=== EXERCISE ===
Give the entries back exactly, dropping each image.

+---+

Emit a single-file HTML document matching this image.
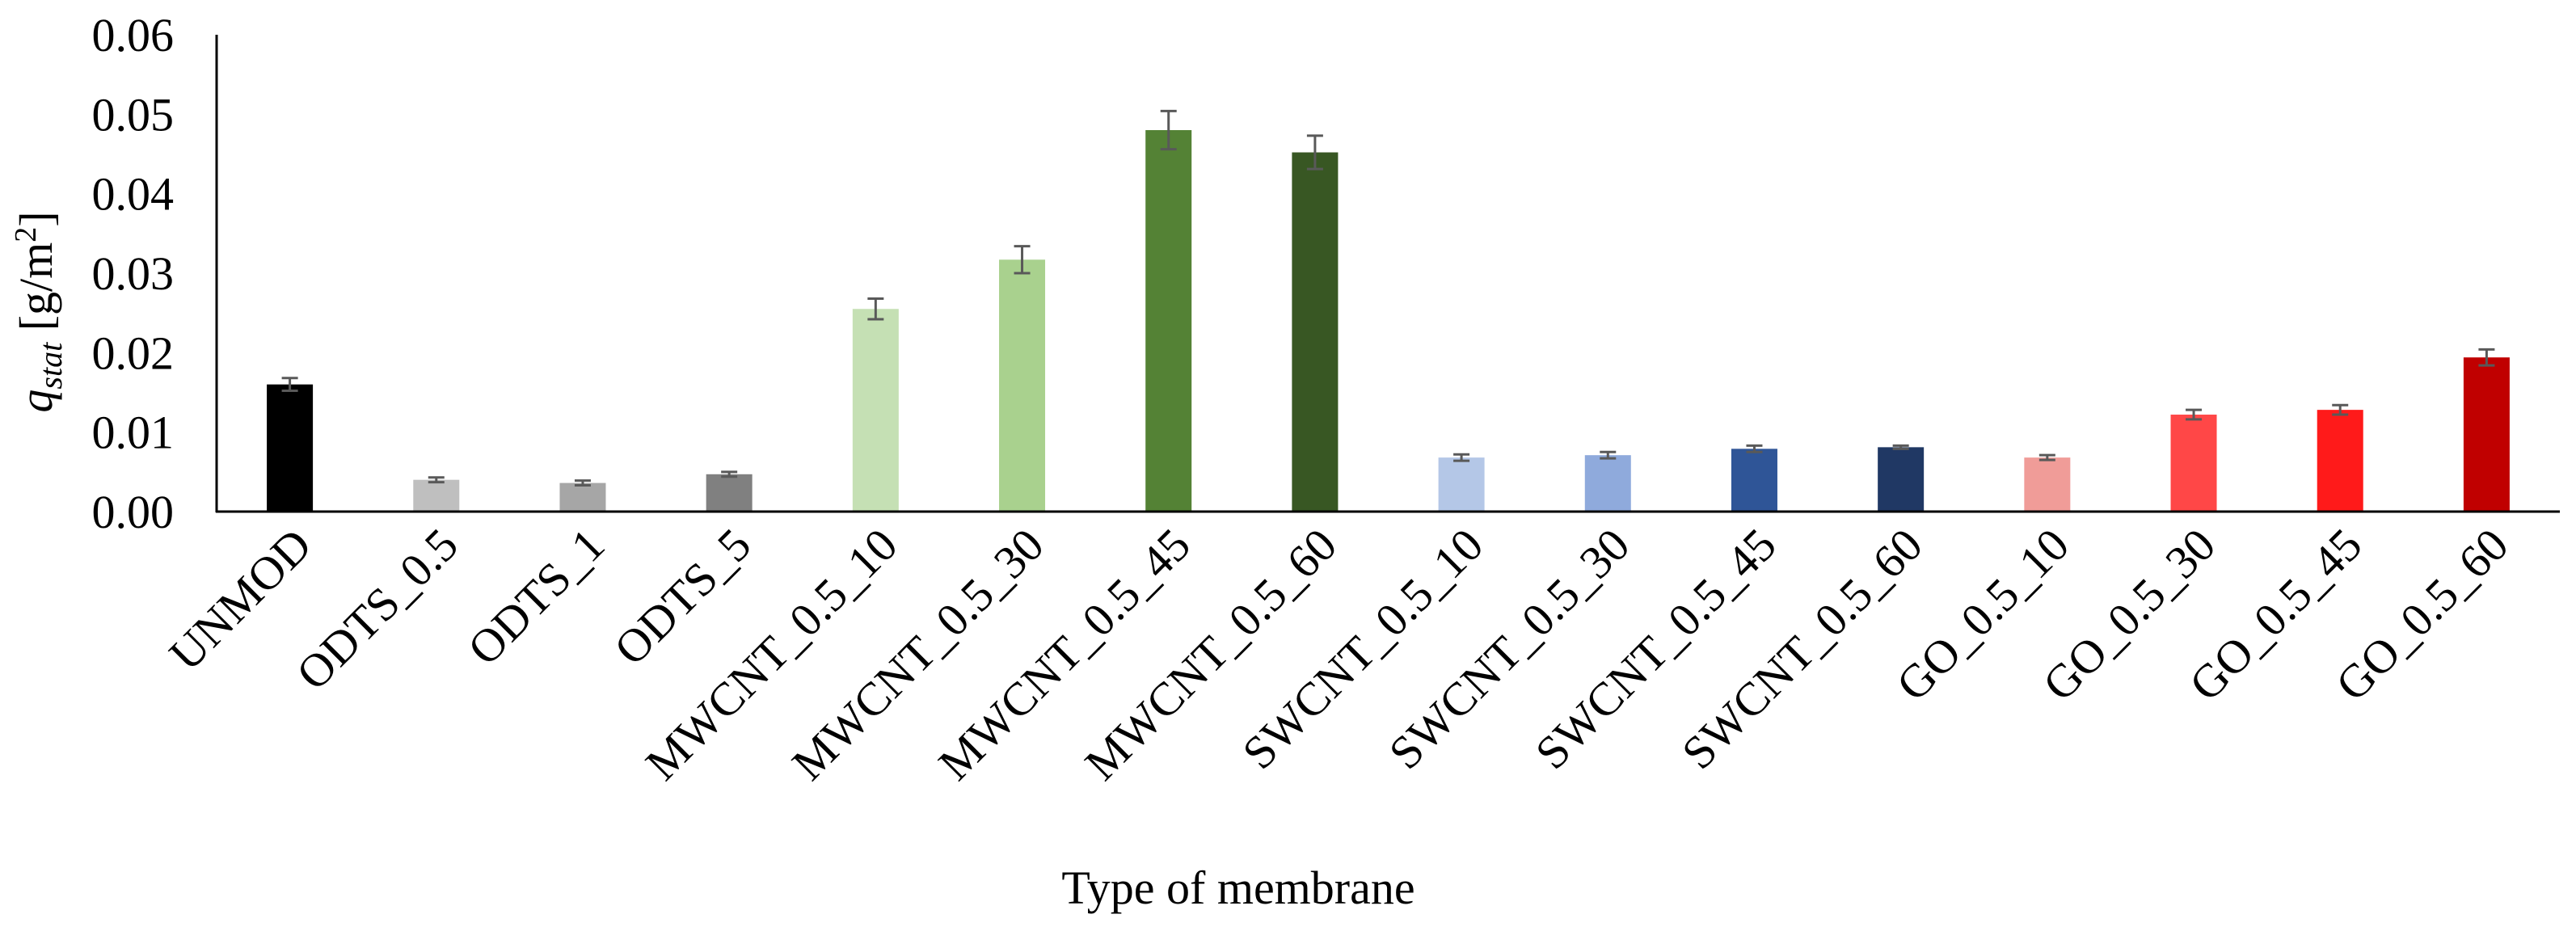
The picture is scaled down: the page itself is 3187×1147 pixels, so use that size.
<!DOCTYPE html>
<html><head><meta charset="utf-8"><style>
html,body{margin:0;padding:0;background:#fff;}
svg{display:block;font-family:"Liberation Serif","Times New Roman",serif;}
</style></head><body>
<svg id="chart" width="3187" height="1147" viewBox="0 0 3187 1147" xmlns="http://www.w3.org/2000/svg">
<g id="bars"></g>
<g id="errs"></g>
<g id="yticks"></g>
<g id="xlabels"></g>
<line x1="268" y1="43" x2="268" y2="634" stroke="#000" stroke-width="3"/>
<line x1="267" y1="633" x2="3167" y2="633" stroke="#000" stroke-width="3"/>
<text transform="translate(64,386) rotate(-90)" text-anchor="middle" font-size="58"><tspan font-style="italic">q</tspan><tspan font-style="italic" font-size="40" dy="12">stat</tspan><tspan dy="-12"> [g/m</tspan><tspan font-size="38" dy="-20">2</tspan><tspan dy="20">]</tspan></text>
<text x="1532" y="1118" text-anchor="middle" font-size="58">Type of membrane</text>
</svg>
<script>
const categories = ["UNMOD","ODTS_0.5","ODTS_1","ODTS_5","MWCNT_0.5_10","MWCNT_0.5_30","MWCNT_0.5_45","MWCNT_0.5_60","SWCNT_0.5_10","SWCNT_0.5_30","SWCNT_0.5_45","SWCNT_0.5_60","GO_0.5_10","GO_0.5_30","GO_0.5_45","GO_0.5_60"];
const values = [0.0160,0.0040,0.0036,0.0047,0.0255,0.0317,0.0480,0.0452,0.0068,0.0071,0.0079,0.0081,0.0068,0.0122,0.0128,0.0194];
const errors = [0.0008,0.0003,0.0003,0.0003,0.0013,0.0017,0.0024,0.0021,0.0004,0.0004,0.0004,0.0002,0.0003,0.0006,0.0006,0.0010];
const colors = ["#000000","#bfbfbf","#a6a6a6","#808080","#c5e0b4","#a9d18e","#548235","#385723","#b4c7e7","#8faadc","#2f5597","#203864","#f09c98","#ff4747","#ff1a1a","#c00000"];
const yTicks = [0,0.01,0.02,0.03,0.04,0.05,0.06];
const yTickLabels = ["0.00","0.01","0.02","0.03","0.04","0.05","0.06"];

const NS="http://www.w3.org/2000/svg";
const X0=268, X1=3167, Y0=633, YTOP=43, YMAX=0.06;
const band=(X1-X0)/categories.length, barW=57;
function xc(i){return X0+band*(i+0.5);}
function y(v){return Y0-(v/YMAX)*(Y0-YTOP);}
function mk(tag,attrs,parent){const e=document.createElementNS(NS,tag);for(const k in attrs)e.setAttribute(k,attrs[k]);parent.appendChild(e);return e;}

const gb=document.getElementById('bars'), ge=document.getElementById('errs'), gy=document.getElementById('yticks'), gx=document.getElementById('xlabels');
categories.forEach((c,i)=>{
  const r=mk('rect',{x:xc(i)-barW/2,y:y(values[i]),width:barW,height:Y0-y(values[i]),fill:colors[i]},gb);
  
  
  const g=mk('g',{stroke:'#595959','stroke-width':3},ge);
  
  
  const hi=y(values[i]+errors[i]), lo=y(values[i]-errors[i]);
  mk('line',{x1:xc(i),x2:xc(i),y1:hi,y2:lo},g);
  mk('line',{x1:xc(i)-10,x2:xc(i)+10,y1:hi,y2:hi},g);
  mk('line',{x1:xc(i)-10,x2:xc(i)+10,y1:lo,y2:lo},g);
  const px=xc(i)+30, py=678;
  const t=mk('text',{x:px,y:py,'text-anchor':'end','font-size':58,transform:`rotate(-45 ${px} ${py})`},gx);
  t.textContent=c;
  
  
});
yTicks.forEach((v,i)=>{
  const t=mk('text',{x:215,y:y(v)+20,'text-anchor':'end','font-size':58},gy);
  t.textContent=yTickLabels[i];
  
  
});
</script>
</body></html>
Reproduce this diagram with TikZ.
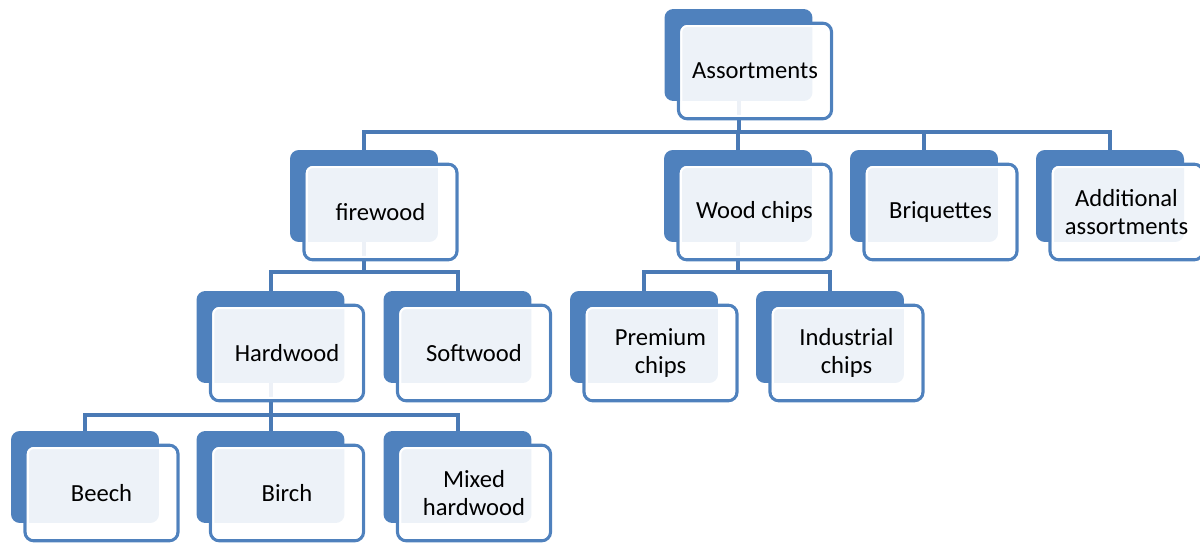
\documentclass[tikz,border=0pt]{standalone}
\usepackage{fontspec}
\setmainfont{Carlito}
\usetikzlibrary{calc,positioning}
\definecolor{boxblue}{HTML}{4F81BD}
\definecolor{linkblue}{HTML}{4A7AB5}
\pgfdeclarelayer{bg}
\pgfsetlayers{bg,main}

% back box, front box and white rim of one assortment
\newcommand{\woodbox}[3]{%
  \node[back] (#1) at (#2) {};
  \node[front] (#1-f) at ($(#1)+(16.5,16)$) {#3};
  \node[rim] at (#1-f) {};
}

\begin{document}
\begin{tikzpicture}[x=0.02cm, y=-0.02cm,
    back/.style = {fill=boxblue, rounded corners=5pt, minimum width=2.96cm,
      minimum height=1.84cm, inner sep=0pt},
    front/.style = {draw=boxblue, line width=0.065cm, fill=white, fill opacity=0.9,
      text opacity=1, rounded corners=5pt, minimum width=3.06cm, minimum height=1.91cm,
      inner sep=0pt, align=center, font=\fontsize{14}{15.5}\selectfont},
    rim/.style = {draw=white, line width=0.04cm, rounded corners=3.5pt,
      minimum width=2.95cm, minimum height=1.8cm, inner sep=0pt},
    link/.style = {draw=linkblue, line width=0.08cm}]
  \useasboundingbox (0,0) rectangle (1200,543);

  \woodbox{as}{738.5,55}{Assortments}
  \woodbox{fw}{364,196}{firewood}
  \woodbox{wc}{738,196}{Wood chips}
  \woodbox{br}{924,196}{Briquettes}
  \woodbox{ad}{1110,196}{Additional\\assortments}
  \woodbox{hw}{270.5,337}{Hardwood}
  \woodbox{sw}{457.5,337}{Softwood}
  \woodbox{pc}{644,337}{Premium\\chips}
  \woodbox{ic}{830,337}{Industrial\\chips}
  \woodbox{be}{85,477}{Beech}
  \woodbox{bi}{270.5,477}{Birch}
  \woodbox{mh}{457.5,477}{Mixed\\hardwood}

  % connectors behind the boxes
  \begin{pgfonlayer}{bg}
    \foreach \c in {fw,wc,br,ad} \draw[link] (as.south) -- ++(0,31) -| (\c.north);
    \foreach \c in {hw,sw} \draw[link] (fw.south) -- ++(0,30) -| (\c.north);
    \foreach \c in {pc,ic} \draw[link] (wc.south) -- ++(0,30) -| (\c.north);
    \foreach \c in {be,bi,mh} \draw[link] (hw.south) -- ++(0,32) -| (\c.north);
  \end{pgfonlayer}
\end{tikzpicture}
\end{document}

+---+

=== SOLVED PROBLEM ===
Emit a single-file HTML document matching this image.
The picture is scaled down: the page itself is 3187×1147 pixels, so use that size.
<!DOCTYPE html>
<html><head><meta charset="utf-8"><style>
html,body{margin:0;padding:0;background:#fff;}
svg{display:block;font-family:"Liberation Serif","Times New Roman",serif;}
</style></head><body>
<svg id="chart" width="3187" height="1147" viewBox="0 0 3187 1147" xmlns="http://www.w3.org/2000/svg">
<g id="bars"></g>
<g id="errs"></g>
<g id="yticks"></g>
<g id="xlabels"></g>
<line x1="268" y1="43" x2="268" y2="634" stroke="#000" stroke-width="3"/>
<line x1="267" y1="633" x2="3167" y2="633" stroke="#000" stroke-width="3"/>
<text transform="translate(64,386) rotate(-90)" text-anchor="middle" font-size="58"><tspan font-style="italic">q</tspan><tspan font-style="italic" font-size="40" dy="12">stat</tspan><tspan dy="-12"> [g/m</tspan><tspan font-size="38" dy="-20">2</tspan><tspan dy="20">]</tspan></text>
<text x="1532" y="1118" text-anchor="middle" font-size="58">Type of membrane</text>
</svg>
<script>
const categories = ["UNMOD","ODTS_0.5","ODTS_1","ODTS_5","MWCNT_0.5_10","MWCNT_0.5_30","MWCNT_0.5_45","MWCNT_0.5_60","SWCNT_0.5_10","SWCNT_0.5_30","SWCNT_0.5_45","SWCNT_0.5_60","GO_0.5_10","GO_0.5_30","GO_0.5_45","GO_0.5_60"];
const values = [0.0160,0.0040,0.0036,0.0047,0.0255,0.0317,0.0480,0.0452,0.0068,0.0071,0.0079,0.0081,0.0068,0.0122,0.0128,0.0194];
const errors = [0.0008,0.0003,0.0003,0.0003,0.0013,0.0017,0.0024,0.0021,0.0004,0.0004,0.0004,0.0002,0.0003,0.0006,0.0006,0.0010];
const colors = ["#000000","#bfbfbf","#a6a6a6","#808080","#c5e0b4","#a9d18e","#548235","#385723","#b4c7e7","#8faadc","#2f5597","#203864","#f09c98","#ff4747","#ff1a1a","#c00000"];
const yTicks = [0,0.01,0.02,0.03,0.04,0.05,0.06];
const yTickLabels = ["0.00","0.01","0.02","0.03","0.04","0.05","0.06"];

const NS="http://www.w3.org/2000/svg";
const X0=268, X1=3167, Y0=633, YTOP=43, YMAX=0.06;
const band=(X1-X0)/categories.length, barW=57;
function xc(i){return X0+band*(i+0.5);}
function y(v){return Y0-(v/YMAX)*(Y0-YTOP);}
function mk(tag,attrs,parent){const e=document.createElementNS(NS,tag);for(const k in attrs)e.setAttribute(k,attrs[k]);parent.appendChild(e);return e;}

const gb=document.getElementById('bars'), ge=document.getElementById('errs'), gy=document.getElementById('yticks'), gx=document.getElementById('xlabels');
categories.forEach((c,i)=>{
  const r=mk('rect',{x:xc(i)-barW/2,y:y(values[i]),width:barW,height:Y0-y(values[i]),fill:colors[i]},gb);
  
  
  const g=mk('g',{stroke:'#595959','stroke-width':3},ge);
  
  
  const hi=y(values[i]+errors[i]), lo=y(values[i]-errors[i]);
  mk('line',{x1:xc(i),x2:xc(i),y1:hi,y2:lo},g);
  mk('line',{x1:xc(i)-10,x2:xc(i)+10,y1:hi,y2:hi},g);
  mk('line',{x1:xc(i)-10,x2:xc(i)+10,y1:lo,y2:lo},g);
  const px=xc(i)+30, py=678;
  const t=mk('text',{x:px,y:py,'text-anchor':'end','font-size':58,transform:`rotate(-45 ${px} ${py})`},gx);
  t.textContent=c;
  
  
});
yTicks.forEach((v,i)=>{
  const t=mk('text',{x:215,y:y(v)+20,'text-anchor':'end','font-size':58},gy);
  t.textContent=yTickLabels[i];
  
  
});
</script>
</body></html>
Reproduce this diagram with TikZ.
\documentclass[tikz,border=0pt]{standalone}
\usepackage{fontspec}
\setmainfont{Carlito}
\usetikzlibrary{calc,positioning}
\definecolor{boxblue}{HTML}{4F81BD}
\definecolor{linkblue}{HTML}{4A7AB5}
\pgfdeclarelayer{bg}
\pgfsetlayers{bg,main}

% back box, front box and white rim of one assortment
\newcommand{\woodbox}[3]{%
  \node[back] (#1) at (#2) {};
  \node[front] (#1-f) at ($(#1)+(16.5,16)$) {#3};
  \node[rim] at (#1-f) {};
}

\begin{document}
\begin{tikzpicture}[x=0.02cm, y=-0.02cm,
    back/.style = {fill=boxblue, rounded corners=5pt, minimum width=2.96cm,
      minimum height=1.84cm, inner sep=0pt},
    front/.style = {draw=boxblue, line width=0.065cm, fill=white, fill opacity=0.9,
      text opacity=1, rounded corners=5pt, minimum width=3.06cm, minimum height=1.91cm,
      inner sep=0pt, align=center, font=\fontsize{14}{15.5}\selectfont},
    rim/.style = {draw=white, line width=0.04cm, rounded corners=3.5pt,
      minimum width=2.95cm, minimum height=1.8cm, inner sep=0pt},
    link/.style = {draw=linkblue, line width=0.08cm}]
  \useasboundingbox (0,0) rectangle (1200,543);

  \woodbox{as}{738.5,55}{Assortments}
  \woodbox{fw}{364,196}{firewood}
  \woodbox{wc}{738,196}{Wood chips}
  \woodbox{br}{924,196}{Briquettes}
  \woodbox{ad}{1110,196}{Additional\\assortments}
  \woodbox{hw}{270.5,337}{Hardwood}
  \woodbox{sw}{457.5,337}{Softwood}
  \woodbox{pc}{644,337}{Premium\\chips}
  \woodbox{ic}{830,337}{Industrial\\chips}
  \woodbox{be}{85,477}{Beech}
  \woodbox{bi}{270.5,477}{Birch}
  \woodbox{mh}{457.5,477}{Mixed\\hardwood}

  % connectors behind the boxes
  \begin{pgfonlayer}{bg}
    \foreach \c in {fw,wc,br,ad} \draw[link] (as.south) -- ++(0,31) -| (\c.north);
    \foreach \c in {hw,sw} \draw[link] (fw.south) -- ++(0,30) -| (\c.north);
    \foreach \c in {pc,ic} \draw[link] (wc.south) -- ++(0,30) -| (\c.north);
    \foreach \c in {be,bi,mh} \draw[link] (hw.south) -- ++(0,32) -| (\c.north);
  \end{pgfonlayer}
\end{tikzpicture}
\end{document}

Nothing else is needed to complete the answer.